During the IO period your monthly payment is calculated as: Loan Balance × (Annual Rate ÷ 12). Once the IO period expires, the remaining balance is re-amortized over the remaining term — which produces a substantially higher payment, a phenomenon known as payment shock.

Payment Shock: The Biggest Risk of Interest-Only Loans

Payment shock is the sharp, sudden increase in your monthly mortgage payment when the interest-only period ends. For a typical 10-year IO loan on a $400,000 balance at 6.75%, the monthly payment jumps from roughly $2,250 (IO) to approximately $3,100–$3,400 (full P&I) — an increase of 40–50% overnight. Borrowers who do not plan for this increase risk defaulting on their loan.

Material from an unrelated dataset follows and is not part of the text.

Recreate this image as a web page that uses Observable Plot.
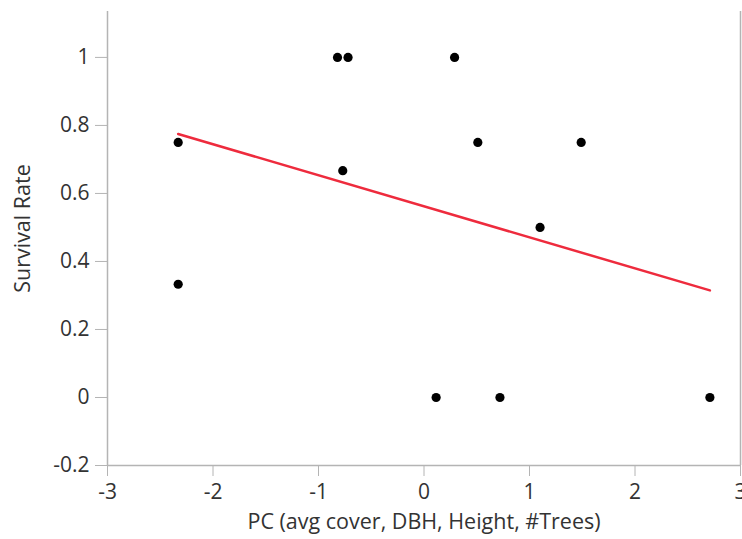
<!DOCTYPE html>
<html>
<head>
<meta charset="utf-8">
<script src="https://cdn.jsdelivr.net/npm/d3@7"></script>
<script src="https://cdn.jsdelivr.net/npm/@observablehq/plot@0.6"></script>
<style>
  body { margin: 0; background: #fff; }
  #chart { width: 742px; height: 539px; }
</style>
</head>
<body>
<div id="chart"></div>
<script>
const pcScore = [-2.33, -2.33, -0.82, -0.72, 0.29, 0.51, 1.49, -0.77, 1.10, 0.115, 0.72, 2.71];
const survivalRate = [0.75, 0.333, 1, 1, 1, 0.75, 0.75, 0.667, 0.5, 0, 0, 0];
const xTicks = [-3, -2, -1, 0, 1, 2, 3];
const yTicks = [-0.2, 0, 0.2, 0.4, 0.6, 0.8, 1];
const xLabel = "PC (avg cover, DBH, Height, #Trees)";
const yLabel = "Survival Rate";

const data = pcScore.map((x, i) => ({x, y: survivalRate[i]}));
const fmt = d => String(+d.toFixed(1)).replace("\u2212", "-");

const axisColor = "#b4b4b4";
const textColor = "#333";

const chart = Plot.plot({
  width: 742,
  height: 539,
  marginLeft: 107,
  marginRight: 2,
  marginTop: 11,
  marginBottom: 74,
  style: {fontFamily: "'Open Sans', sans-serif", fontSize: "21px", color: textColor, background: "#fff"},
  x: {domain: [-3, 3]},
  y: {domain: [-0.2, 1.135]},
  marks: [
    Plot.axisX({ticks: xTicks, tickFormat: fmt, tickSize: 11, tickPadding: 8, stroke: axisColor, fill: textColor, fontSize: 21, label: null}),
    Plot.axisY({ticks: yTicks, tickFormat: fmt, tickSize: 12, tickPadding: 6, stroke: axisColor, fill: textColor, fontSize: 21, label: null}),
    Plot.ruleX([-3, 3], {stroke: axisColor, strokeWidth: 1.5}),
    Plot.ruleY([-0.2], {stroke: axisColor, strokeWidth: 1.5}),
    Plot.text([xLabel], {frameAnchor: "bottom", dy: 63, fontSize: 21.5, fill: textColor}),
    Plot.text([yLabel], {frameAnchor: "left", textAnchor: "middle", dx: -84, dy: -10, rotate: -90, fontSize: 21.5, fill: textColor}),
    Plot.linearRegressionY(data, {x: "x", y: "y", ci: 0, stroke: "#ee2b3d", strokeWidth: 2.5}),
    Plot.dot(data, {x: "x", y: "y", r: 4.6, fill: "black", stroke: null})
  ]
});
document.getElementById("chart").appendChild(chart);
</script>
</body>
</html>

Key risk factors that amplify payment shock include: choosing a longer IO period, taking the loan at a higher rate, or counting on home-price appreciation to refinance out before the IO period ends. The CFPB warns that this refinancing "exit strategy" can fail when property values decline or when credit conditions tighten.

How Interest-Only Compares to a Standard Mortgage

With a traditional fully amortizing (P&I) mortgage, every payment reduces your principal from day one, building equity steadily. An IO loan offers a lower payment in the early years but leaves your balance completely unchanged during that period — meaning you build zero equity through payments (only through property appreciation). Over the full loan life, IO borrowers typically pay significantly more total interest than borrowers on a standard loan.

Use the comparison table above to see the full picture: IO monthly savings during the initial period, the post-IO payment jump, and total interest paid across both options side by side.

When an Interest-Only Mortgage May Make Sense

IO mortgages can be appropriate in specific financial situations: high-income borrowers with irregular cash flow (business owners, commissioned salespeople) who prefer lower minimum payments and plan to make large principal pay-downs; real estate investors focused on cash flow during a short hold period; or borrowers who expect a significant income increase before the IO period expires. However, these scenarios require disciplined planning. The CFPB recommends borrowers always stress-test their budget at the higher post-IO payment before signing. Last updated: May 2026.